Saying too many questions remain unanswered, Sen. Casey Murdock, R-Felt, and Rep. Carl Newton, R-Cherokee, are calling on Gov. Kevin Stitt to delay closing the William S. Key Correctional Center until it can be determined exactly how much shuttering the facility will cost. The lawmakers said they still had questions after a recent Senate Appropriations Committee hearing on the closure.
“We need time to ask the questions representatives from the Department of Corrections didn’t know the answers to,” Murdock said. “The governor signed off thinking they had a plan and I don’t think he had all the information needed. What we got out of that meeting was a whole lot of ‘I don’t knows.’ Why are they rushing the closing of this prison when they don’t know how much this is going to cost the taxpayers of this state? We need to slow this train down.”
Murdock noted the Department of Corrections is currently paying $19 million a year just in overtime. He said if some officers retire or quit rather than transfer to another facility, that could worsen staffing shortages and increase overtime costs.
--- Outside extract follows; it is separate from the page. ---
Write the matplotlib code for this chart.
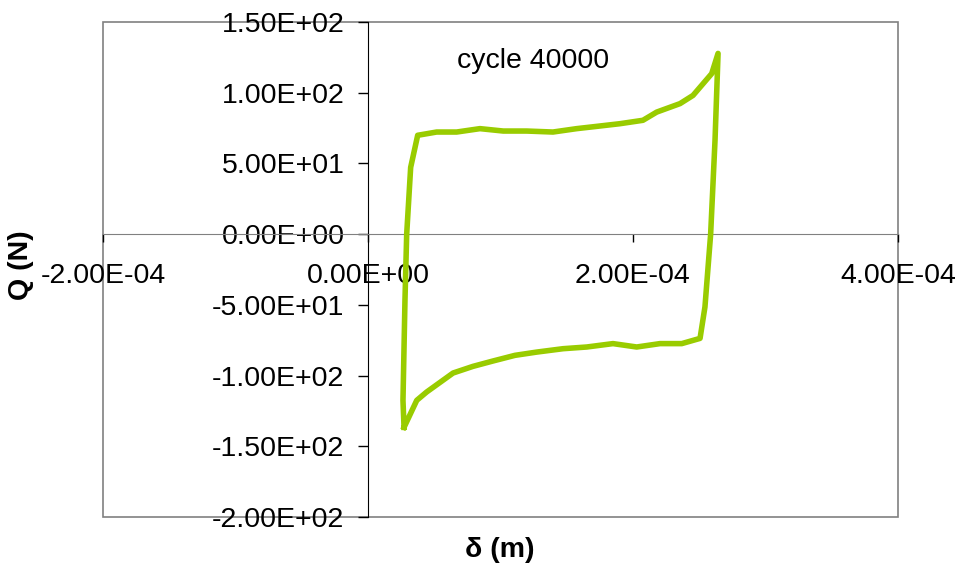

When legislators asked how much this closure would cost in retirement benefits, moving employees and unemployment insurance, officials from DOC said they didn’t know. While DOC estimated a savings of $1.3 million to $1.5 million, Murdock said he wanted to know what the net savings would be once the cost of laying people off was factored in.
Legislators also asked about $17 million in bond money that had previously been allocated to the prison for necessary repairs—ultimately that money was used in other facilities. When asked about that decision, DOC Director Scott Crow said he was not director at that time. However, Murdock noted Crow was chief operating officer of the agency when the decision to use the money elsewhere was made.
Murdock also felt legislators were misled in the hearing. When asked how many prisoners had already been transferred within the last week, Crow said only the normal transfer of prisoners had occurred.
“There are regular transfers that occur, but in the weeks before this announcement there were about 700 inmates at the prison, and they shipped out 300 in just the last month. That’s not normal, and I question whether what we were told was even remotely accurate,” Murdock said. “If we were misled in that meeting, I have to wonder if the governor was also misled when he was asked to sign off on the prison closure. If this decision was based on bad information, are we really doing what’s best for this state?”
Newton said he too is concerned with the implications of closing the William S. Key Correctional Center.
“I join Senator Murdock and our fellow lawmakers in concerns over the financial impact of this rushed decision,” Newton said. “I would like the department to slow down and let us look more thoroughly at the full implications of the potential closure of this facility and the effect it will have on our communities in northwest Oklahoma.”